ANGELICA PALLI: una poetessa a Fauglia


Sulla facciata dell’edificio contrassegnato dal numero civico 47 del Corso della Repubblica a Fauglia è apposta una targa in marmo, ancora in buono stato, in onore di Angelica Palli. Su questa lapide si legge:

In questa casa
dimorò per alcuni anni
nei mesi autunnali
ANGELICA PALLI - BARTOLOMMEI
nata a Livorno di stirpe greca
letterata e poetessa
che meritò lode
dai più grandi ingegni
del suo tempo
________________
Il popolo di Fauglia
a onorare il nome dell’egregia donna
pose questa memoria
l’anno 1892


Ma chi era Angelica Palli?
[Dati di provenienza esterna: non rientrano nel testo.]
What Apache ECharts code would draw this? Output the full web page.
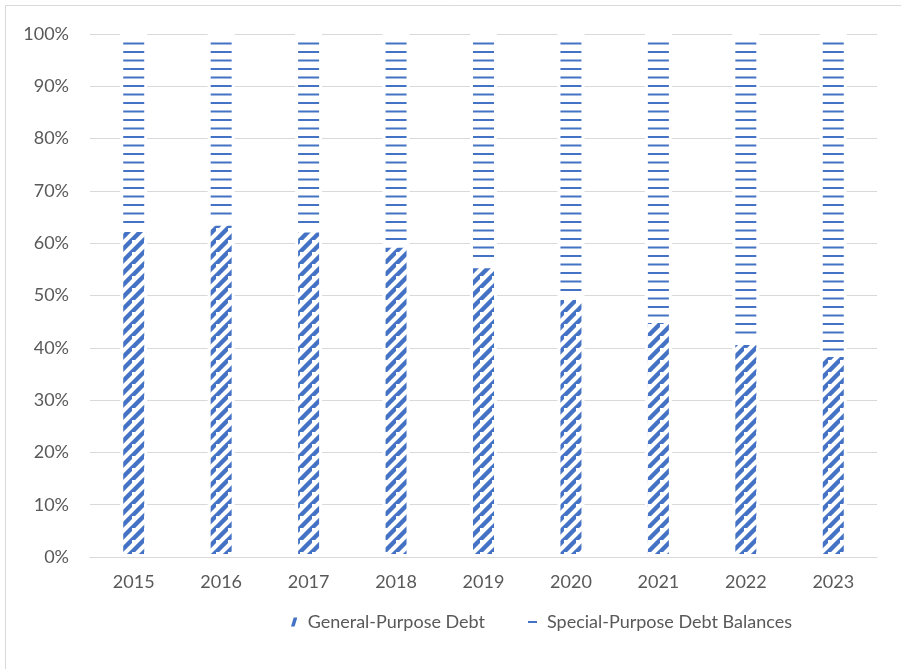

Il nome originario, naturalmente greco, era Anghelikì Pallis, che poi lei stessa italianizzò in Angelica Palli, figlia di Panaghiotis Pallis, che tenne per molti anni la direzione della scuola greca di Livorno. Egli era un membro influente della colonia greca, che ebbe la sua maggiore fioritura e importanza nella città toscana a cavallo tra il 1700 e il 1800. Grande cultore della cultura classica, profuse ingenti risorse economiche per aiutare i movimenti di liberazione greci dall’oppressione turca fino alla rivoluzione vittoriosa del 1821.
Angelica Palli, nata a Livorno nel 1798, fu, come il padre, appassionata della cultura classica e fu molto apprezzata sia come scrittrice che come poetessa, tanto da essere denominata “novella Saffo”. Sposò Giovan Paolo Bartolomei (non Bartolommei come appare nella lapide), appartenente ad una delle più importanti famiglie livornesi dell’epoca, e, come il padre, convinta assertrice della libertà e dell’autodeterminazione dei popoli, profuse ingenti mezzi per aiutare il risorgimento italiano. Fu infatti l’animatrice del salotto di Palazzo Bartolomei sugli Scali del pesce nel quartiere di Venezia, che fu il maggior centro della propaganda mazziniana negli anni compresi tra il 1820 e il 1840. Il salotto fu frequentato da illustri personaggi, tra i quali spiccano i nomi di Domenico Guerrazzi, Carlo Bini, Alessandro Manzoni e Lamartine.
Fu anche una femminista “ante litteram”: nei suoi scritti frequentemente fa delle osservazioni sulla condizione femminile, denunciando le colpe degli uomini e le ingiustizie di cui la donna era vittima. Per esempio scrive: "l’uomo considera le mogli come cosa sua siccome il cane, il cavallo, la casa, i terreni”. Pur tuttavia Angelica non ebbe stima delle donne di agiata condizione e che si accontentavano di ciò che avevano senza cercare di elevarsi culturalmente, mentre apprezzava le donne del popolo che combattevano la vita giorno dopo giorno. Così ritrae le popolane nella sua opera Cenni sopra Livorno e i suoi contorni del 1856: “Buone, generose, pronte a dare aiuto e affetto, ma non hanno rispetto, deridono per la strada i minorati e i malvestiti, alzano la voce, imprecano”.
Dopo le lotte risorgimentali Angelica Palli si dedicò all’attività di educatrice. Morì nel 1875 mentre stava per realizzare una scuola superiore femminile. Le sue spoglie riposano nel cimitero greco di via Mastacchi. Livorno, per onorarla, intitolò a suo nome l’Istituto Magistrale e una strada. Poiché, come ricorda la lapide, dimorò per alcuni anni a Fauglia nei mesi autunnali, i caldi colori delle nostre campagne e la dolcezza dei nostri tramonti saranno stati ispiratori di alcune delle sue liriche che le valsero la lode dei più grandi ingegni del suo tempo.